Once admitted to the program, students work with SIWP staff to enroll in courses appropriate for their individual academic goals. All Semester in Washington Politics students are required to enroll in the two core courses of the program.
The two core courses may be taken for undergraduate or graduate credit.
PMGT 4101: Electoral & Legislative Processes
The course looks at the process of democratic representation focusing on the development and practice of electoral campaigning and its linkages to legislative and public affairs and lobbying. This approach offers an analysis of how individuals, parties, and interest groups utilize democratic processes to produce practical results in a diverse and fragmented society.
PMGT 4107: Practicum in Political Management
A practicum is a college course in a specialized field of study, designed to give students supervised practical application of a previously studied theory. This course is a practicum and, as such, is handled differently from most undergraduate courses you may have encountered. In this course you will be working as part of your group in “real time” on a mock political campaign. You will be applying the principles and theories taught in PMGT 4101. The race you develop a plan for will actually take place in the upcoming election cycle. As such, you will be relying heavily on information, data, and materials that are available outside of class, primarily – but not solely – on the Internet. While your practicum meets regularly once each week, all groups in this course meet outside of class time in order to plan and execute their projects.

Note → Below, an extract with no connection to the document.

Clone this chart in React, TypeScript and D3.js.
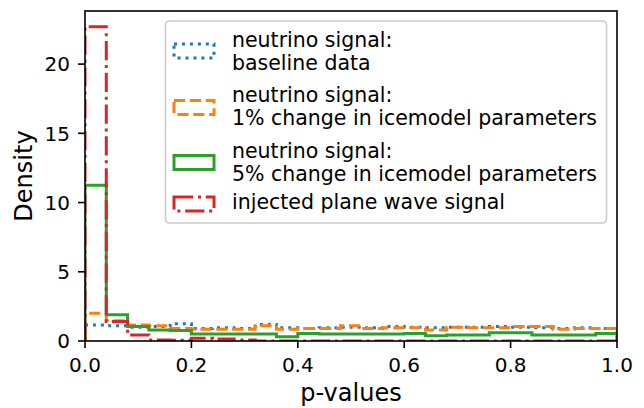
import React, { useEffect, useRef } from 'react';
import * as d3 from 'd3';

// histogram bin edges (25 bins of width 0.04)
const binEdges = [0, 0.04, 0.08, 0.12, 0.16, 0.2, 0.24, 0.28, 0.32, 0.36, 0.4, 0.44, 0.48,
  0.52, 0.56, 0.6, 0.64, 0.68, 0.72, 0.76, 0.8, 0.84, 0.88, 0.92, 0.96, 1.0];

// densities per bin
const baseline = [1.15, 1.1, 1.0, 1.05, 1.25, 0.9, 0.95, 0.9, 1.2, 0.95, 0.9, 0.95, 1.0,
  0.95, 1.05, 1.0, 0.95, 1.0, 1.0, 1.05, 1.0, 0.95, 0.9, 0.95, 0.9];
const change1 = [2.0, 1.47, 1.15, 1.1, 0.9, 0.85, 0.85, 0.85, 1.1, 0.85, 0.9, 0.9, 1.1,
  0.9, 0.95, 0.95, 0.8, 1.0, 0.95, 0.95, 1.05, 1.05, 0.85, 0.9, 0.9];
const change5 = [11.25, 1.9, 1.05, 0.8, 0.75, 0.5, 0.5, 0.5, 0.5, 0.31, 0.55, 0.5, 0.5,
  0.5, 0.5, 0.55, 0.38, 0.43, 0.43, 0.6, 0.6, 0.43, 0.43, 0.43, 0.55];
const planeWave = [22.7, 1.4, 0.43, 0.07, 0.05, 0.2, 0.15, 0.07, 0, 0, 0, 0, 0,
  0, 0, 0, 0, 0, 0, 0, 0, 0, 0, 0, 0];

const seriesLabels = [
  ['neutrino signal:', 'baseline data'],
  ['neutrino signal:', '1% change in icemodel parameters'],
  ['neutrino signal:', '5% change in icemodel parameters'],
  ['injected plane wave signal'],
];
const seriesColors = ['#1f77b4', '#ff7f0e', '#2ca02c', '#d62728'];
const seriesDash = ['3,4.95', '11.1,4.8', null, '19.2,4.8,3,4.8'];

const xTicks = [0, 0.2, 0.4, 0.6, 0.8, 1.0];
const yTicks = [0, 5, 10, 15, 20];

export default function App() {
  const ref = useRef<SVGSVGElement>(null);

  useEffect(() => {
    const svg = d3.select(ref.current);
    svg.selectAll('*').remove();
    const left = 85, right = 617, top = 11, bottom = 341;
    const font = 'DejaVu Sans, sans-serif';

    const x = d3.scaleLinear().domain([0, 1]).range([left, right]);
    const yMax = d3.max(planeWave)! * 1.05;
    const y = d3.scaleLinear().domain([0, yMax]).range([bottom, top]);

    svg.append('rect').attr('width', 644).attr('height', 408).attr('fill', 'white');

    svg.append('defs').append('clipPath').attr('id', 'plotclip')
      .append('rect')
        .attr('x', left).attr('y', top)
        .attr('width', right - left).attr('height', bottom - top);

    const line = d3.line<[number, number]>().x(d => x(d[0])).y(d => y(d[1]));
    const stepPoints = (vals: number[]) => {
      const pts: [number, number][] = [[binEdges[0], 0]];
      vals.forEach((v, i) => {
        pts.push([binEdges[i], v]);
        pts.push([binEdges[i + 1], v]);
      });
      pts.push([binEdges[binEdges.length - 1], 0]);
      return pts;
    };

    const data = [baseline, change1, change5, planeWave];
    const plot = svg.append('g').attr('clip-path', 'url(#plotclip)');
    data.forEach((vals, i) => {
      plot.append('path')
        .attr('d', line(stepPoints(vals)))
        .attr('fill', 'none')
        .attr('stroke', seriesColors[i])
        .attr('stroke-width', 3)
        .attr('stroke-linejoin', 'miter')
        .attr('stroke-dasharray', seriesDash[i]);
    });

    // x axis
    const xAxis = svg.append('g');
    xTicks.forEach(t => {
      xAxis.append('line')
        .attr('x1', x(t)).attr('x2', x(t))
        .attr('y1', bottom).attr('y2', bottom + 7)
        .attr('stroke', 'black').attr('stroke-width', 1.6);
      xAxis.append('text')
        .attr('x', x(t)).attr('y', bottom + 31)
        .attr('text-anchor', 'middle')
        .attr('font-family', font).attr('font-size', 20)
        .text(d3.format('.1f')(t));
    });
    svg.append('text')
      .attr('x', (left + right) / 2).attr('y', 401)
      .attr('text-anchor', 'middle')
      .attr('font-family', font).attr('font-size', 24)
      .text('p-values');

    // y axis
    const yAxis = svg.append('g');
    yTicks.forEach(t => {
      yAxis.append('line')
        .attr('x1', left - 7).attr('x2', left)
        .attr('y1', y(t)).attr('y2', y(t))
        .attr('stroke', 'black').attr('stroke-width', 1.6);
      yAxis.append('text')
        .attr('x', left - 15).attr('y', y(t))
        .attr('dy', '0.36em')
        .attr('text-anchor', 'end')
        .attr('font-family', font).attr('font-size', 20)
        .text(t);
    });
    svg.append('text')
      .attr('transform', `translate(32,${(top + bottom) / 2}) rotate(-90)`)
      .attr('text-anchor', 'middle')
      .attr('font-family', font).attr('font-size', 24)
      .text('Density');

    // spines
    svg.append('rect')
      .attr('x', left).attr('y', top)
      .attr('width', right - left).attr('height', bottom - top)
      .attr('fill', 'none').attr('stroke', 'black').attr('stroke-width', 1.6);

    // legend
    const legend = svg.append('g');
    legend.append('rect')
      .attr('x', 165.5).attr('y', 21).attr('width', 441).attr('height', 202)
      .attr('rx', 4)
      .attr('fill', 'white').attr('fill-opacity', 0.8)
      .attr('stroke', '#cccccc').attr('stroke-width', 1.6);
    const handleCenters = [51, 107.5, 162.5, 204];
    const textBaselines = [[47, 70], [102, 125], [158, 181], [209]];
    seriesLabels.forEach((lines, i) => {
      legend.append('rect')
        .attr('x', 174).attr('y', handleCenters[i] - 7)
        .attr('width', 40).attr('height', 14)
        .attr('fill', 'none')
        .attr('stroke', seriesColors[i])
        .attr('stroke-width', 3)
        .attr('stroke-dasharray', seriesDash[i]);
      lines.forEach((s, j) => {
        legend.append('text')
          .attr('x', 232).attr('y', textBaselines[i][j])
          .attr('font-family', font).attr('font-size', 20.5)
          .text(s);
      });
    });
  }, []);

  return (
    <svg ref={ref} width={644} height={408}
      style={{ position: 'absolute', left: 0, top: 0 }}></svg>
  );
}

Semester in Washington Politics periodically offers at two elective courses.
PMGT 4192: Tutorial in American Politics and Elections
One section, "Globalization 3.0 and Public Affairs," explores the challenging global public affairs environment through case studies involving multinational corporations, NGOs, government officials, and private citizens/investors. You will examine the process of how various stakeholders' respond and counter-respond to these problems and how these issues spread in a globally interconnected communications marketplace.

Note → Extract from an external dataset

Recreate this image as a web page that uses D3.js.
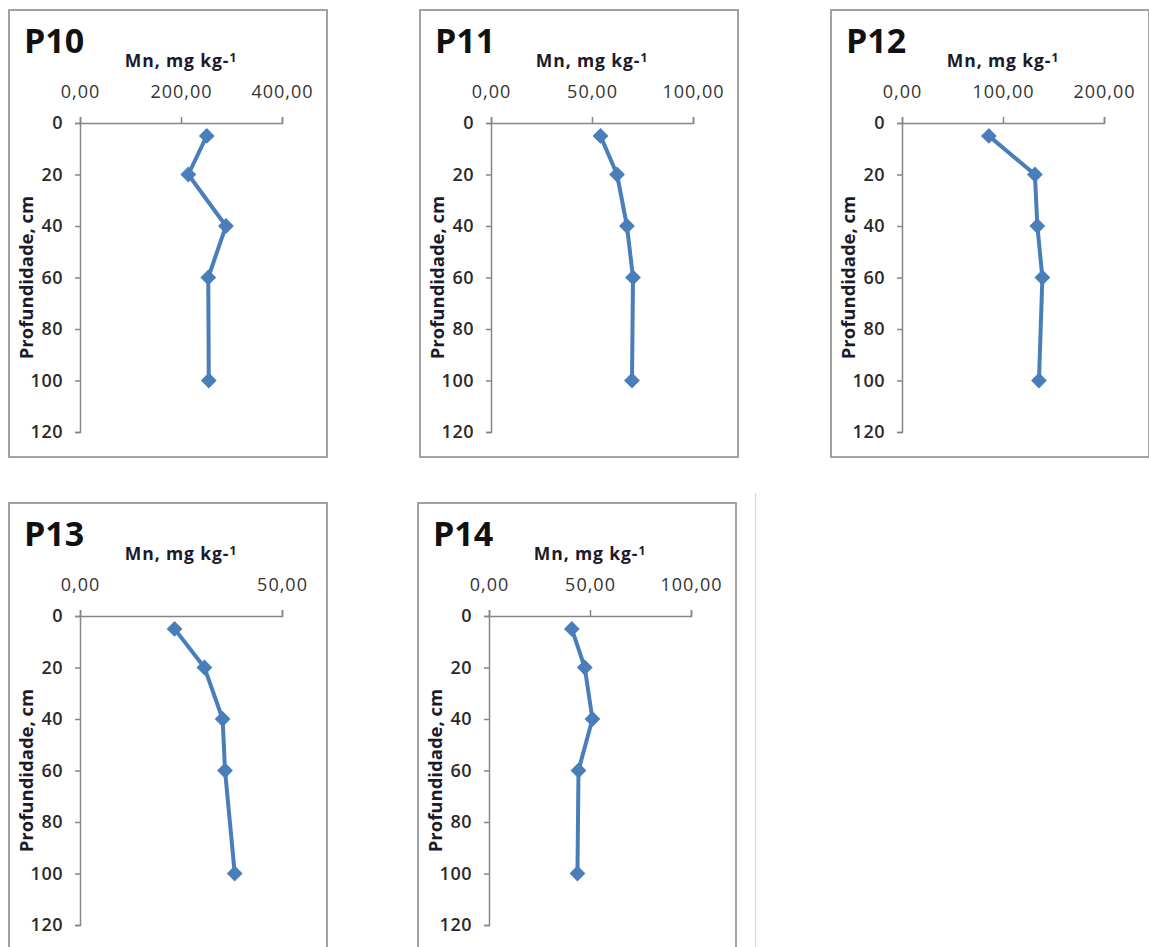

Another section, "A House Divided: Congress, the White House, Special Interests and the Media in Contemporary Washington," looks at Washington's shifting political and policy dynamics in a time of newly divded government. You will examine the inner workings of Congress, the White House, special interests and the media and how the relationships between these institutions are changing. For historical context, you will look back to previous presidential administrations and ask what lessons can be applied to today.
Other sections of this course may consist of faculty supervised research, analysis, and discussion of a selected field of politics.
Optional Internship Seminar
PMGT 4187: Internship Seminar
The internship seminar gives students the option to earn academic credit for faculty supervised research, reading, and reflection centering on the professional internship. This course can be tailored to the needs of the individual student.